* **YOUR GOAL**
Look through the data below. Show each line where the string "page" occurs.

* **RECORDS SUPPLIED**
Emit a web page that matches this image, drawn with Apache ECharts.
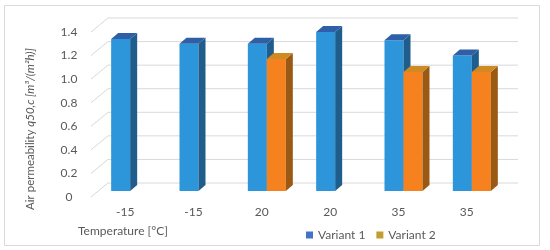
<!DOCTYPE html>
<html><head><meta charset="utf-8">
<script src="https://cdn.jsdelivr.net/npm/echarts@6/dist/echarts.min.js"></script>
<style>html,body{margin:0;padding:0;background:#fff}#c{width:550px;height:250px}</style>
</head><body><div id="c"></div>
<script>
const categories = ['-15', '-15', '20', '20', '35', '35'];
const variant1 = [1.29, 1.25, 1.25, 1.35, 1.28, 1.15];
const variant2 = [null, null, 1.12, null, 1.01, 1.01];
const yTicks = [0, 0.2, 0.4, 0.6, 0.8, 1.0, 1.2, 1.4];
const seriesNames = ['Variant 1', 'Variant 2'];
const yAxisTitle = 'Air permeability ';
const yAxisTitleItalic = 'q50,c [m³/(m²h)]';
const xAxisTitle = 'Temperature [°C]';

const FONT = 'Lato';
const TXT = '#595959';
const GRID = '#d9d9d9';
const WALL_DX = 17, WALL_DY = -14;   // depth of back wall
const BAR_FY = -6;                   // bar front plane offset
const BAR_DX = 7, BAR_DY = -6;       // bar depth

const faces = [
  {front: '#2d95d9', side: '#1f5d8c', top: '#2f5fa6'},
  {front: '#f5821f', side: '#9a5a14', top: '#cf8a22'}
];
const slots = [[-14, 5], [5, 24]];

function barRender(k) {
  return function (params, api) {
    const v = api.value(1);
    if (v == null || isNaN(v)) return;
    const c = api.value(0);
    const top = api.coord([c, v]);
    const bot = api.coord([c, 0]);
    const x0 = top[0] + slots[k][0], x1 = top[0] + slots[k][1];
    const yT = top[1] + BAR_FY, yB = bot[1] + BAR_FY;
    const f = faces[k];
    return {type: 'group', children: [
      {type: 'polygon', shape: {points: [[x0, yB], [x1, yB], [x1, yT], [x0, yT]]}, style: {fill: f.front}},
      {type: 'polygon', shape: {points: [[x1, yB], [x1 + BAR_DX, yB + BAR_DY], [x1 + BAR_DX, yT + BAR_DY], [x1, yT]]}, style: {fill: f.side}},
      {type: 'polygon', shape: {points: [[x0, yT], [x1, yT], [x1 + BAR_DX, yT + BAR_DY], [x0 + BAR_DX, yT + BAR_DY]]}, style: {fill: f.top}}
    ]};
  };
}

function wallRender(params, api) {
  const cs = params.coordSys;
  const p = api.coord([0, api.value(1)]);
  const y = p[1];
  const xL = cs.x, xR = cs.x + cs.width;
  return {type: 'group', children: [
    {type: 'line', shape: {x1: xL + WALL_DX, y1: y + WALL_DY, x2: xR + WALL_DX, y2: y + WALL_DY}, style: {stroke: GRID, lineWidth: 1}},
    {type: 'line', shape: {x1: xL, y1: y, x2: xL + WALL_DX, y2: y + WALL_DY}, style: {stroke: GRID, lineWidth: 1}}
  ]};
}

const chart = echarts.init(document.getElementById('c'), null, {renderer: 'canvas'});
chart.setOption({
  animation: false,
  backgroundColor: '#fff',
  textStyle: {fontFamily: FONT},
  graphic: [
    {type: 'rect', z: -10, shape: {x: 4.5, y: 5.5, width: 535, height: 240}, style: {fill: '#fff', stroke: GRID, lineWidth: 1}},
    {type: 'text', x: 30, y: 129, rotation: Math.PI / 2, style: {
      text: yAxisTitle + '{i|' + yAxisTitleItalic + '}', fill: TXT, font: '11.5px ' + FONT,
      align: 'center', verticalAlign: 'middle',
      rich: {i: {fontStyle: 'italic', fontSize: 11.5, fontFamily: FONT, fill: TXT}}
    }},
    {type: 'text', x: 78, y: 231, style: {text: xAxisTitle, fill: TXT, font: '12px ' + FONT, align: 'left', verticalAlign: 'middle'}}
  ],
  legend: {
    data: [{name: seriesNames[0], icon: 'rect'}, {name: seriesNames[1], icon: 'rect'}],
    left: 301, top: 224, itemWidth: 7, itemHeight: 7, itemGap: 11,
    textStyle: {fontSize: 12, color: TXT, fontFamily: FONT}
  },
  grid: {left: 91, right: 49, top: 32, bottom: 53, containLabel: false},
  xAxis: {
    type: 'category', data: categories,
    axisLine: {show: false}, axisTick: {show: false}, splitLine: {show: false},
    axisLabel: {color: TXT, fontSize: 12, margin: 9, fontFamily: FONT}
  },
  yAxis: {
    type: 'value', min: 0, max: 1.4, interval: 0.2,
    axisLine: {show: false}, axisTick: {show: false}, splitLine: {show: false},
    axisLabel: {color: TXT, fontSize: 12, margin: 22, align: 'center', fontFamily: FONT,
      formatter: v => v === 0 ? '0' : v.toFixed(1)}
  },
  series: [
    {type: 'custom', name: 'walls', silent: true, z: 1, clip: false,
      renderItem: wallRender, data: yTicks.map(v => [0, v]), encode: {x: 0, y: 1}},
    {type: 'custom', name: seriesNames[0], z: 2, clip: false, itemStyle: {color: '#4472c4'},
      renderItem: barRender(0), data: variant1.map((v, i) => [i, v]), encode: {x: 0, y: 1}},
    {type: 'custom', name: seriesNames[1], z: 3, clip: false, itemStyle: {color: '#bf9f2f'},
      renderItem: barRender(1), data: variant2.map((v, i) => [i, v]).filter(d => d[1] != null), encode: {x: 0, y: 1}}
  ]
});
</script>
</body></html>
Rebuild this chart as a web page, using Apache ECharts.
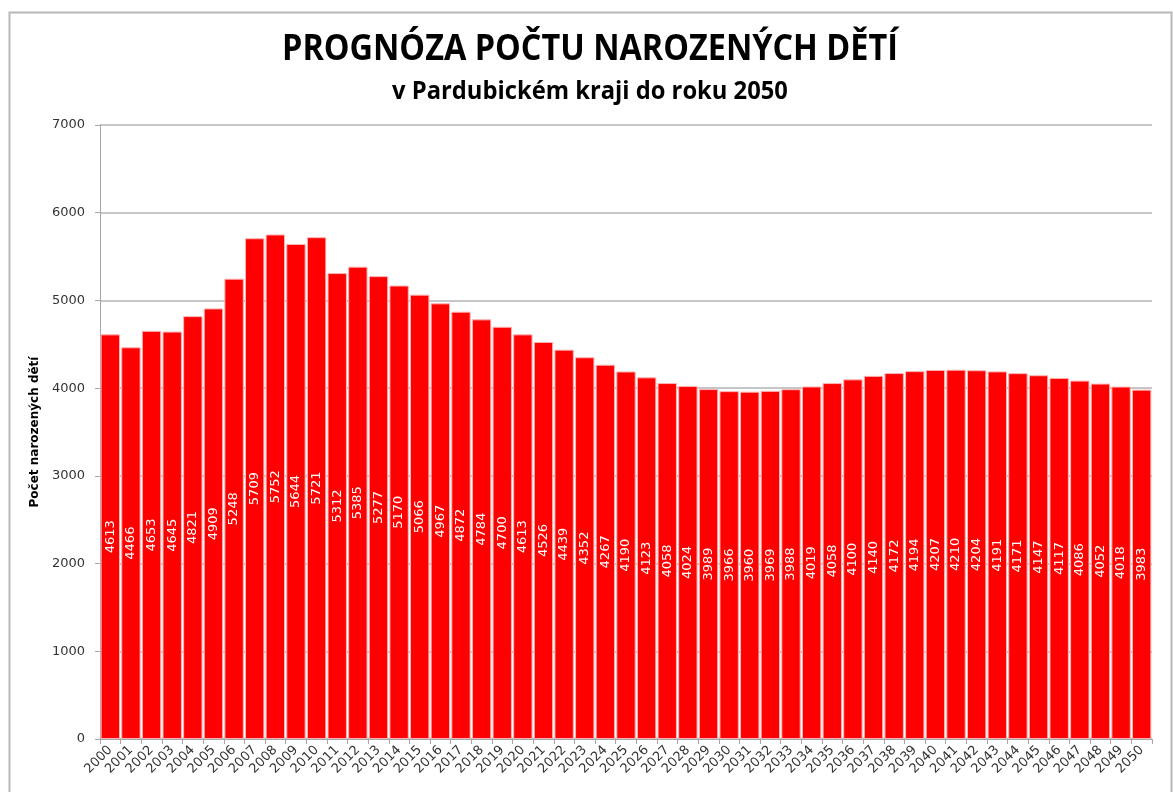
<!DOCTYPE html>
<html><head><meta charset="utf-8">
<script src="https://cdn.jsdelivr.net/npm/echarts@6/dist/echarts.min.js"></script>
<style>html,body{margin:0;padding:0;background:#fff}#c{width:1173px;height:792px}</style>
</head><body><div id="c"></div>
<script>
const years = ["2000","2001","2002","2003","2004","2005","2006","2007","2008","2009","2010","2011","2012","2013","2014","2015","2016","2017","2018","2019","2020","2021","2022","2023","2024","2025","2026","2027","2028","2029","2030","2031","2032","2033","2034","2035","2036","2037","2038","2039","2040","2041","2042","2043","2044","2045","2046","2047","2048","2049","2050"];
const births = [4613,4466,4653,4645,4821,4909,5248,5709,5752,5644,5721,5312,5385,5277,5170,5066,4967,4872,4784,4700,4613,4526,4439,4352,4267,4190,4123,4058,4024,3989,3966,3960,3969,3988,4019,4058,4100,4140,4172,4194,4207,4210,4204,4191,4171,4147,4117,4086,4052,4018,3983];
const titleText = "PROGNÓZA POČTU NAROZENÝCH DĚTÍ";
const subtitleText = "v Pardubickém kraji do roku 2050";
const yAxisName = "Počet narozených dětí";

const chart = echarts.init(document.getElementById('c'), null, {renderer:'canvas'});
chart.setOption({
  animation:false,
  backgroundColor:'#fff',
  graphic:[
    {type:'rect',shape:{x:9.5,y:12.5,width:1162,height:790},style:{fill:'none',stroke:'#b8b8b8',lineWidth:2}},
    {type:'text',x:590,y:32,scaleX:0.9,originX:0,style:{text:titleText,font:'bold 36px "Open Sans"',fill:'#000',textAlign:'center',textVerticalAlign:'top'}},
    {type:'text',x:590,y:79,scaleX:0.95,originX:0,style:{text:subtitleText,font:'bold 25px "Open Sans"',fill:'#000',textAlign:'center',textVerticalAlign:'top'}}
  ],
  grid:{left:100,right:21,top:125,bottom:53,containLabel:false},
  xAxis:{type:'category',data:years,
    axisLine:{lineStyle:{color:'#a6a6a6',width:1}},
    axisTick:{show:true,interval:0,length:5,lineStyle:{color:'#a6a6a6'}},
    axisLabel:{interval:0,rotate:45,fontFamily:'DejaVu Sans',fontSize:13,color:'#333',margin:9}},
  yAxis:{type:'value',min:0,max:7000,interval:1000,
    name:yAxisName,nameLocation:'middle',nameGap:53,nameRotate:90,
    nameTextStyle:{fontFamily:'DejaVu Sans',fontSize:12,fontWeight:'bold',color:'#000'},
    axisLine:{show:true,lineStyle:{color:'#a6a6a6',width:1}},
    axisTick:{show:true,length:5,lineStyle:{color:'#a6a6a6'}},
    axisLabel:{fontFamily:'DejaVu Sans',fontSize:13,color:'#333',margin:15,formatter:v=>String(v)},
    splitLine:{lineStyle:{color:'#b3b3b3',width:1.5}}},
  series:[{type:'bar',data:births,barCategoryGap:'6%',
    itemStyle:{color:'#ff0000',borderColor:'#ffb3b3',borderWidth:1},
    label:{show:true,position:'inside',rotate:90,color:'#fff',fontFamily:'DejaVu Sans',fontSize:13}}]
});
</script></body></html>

* **FULL ANSWER**
Emit a web page that matches this image, drawn with Apache ECharts.
Rebuild this chart as a web page, using Apache ECharts.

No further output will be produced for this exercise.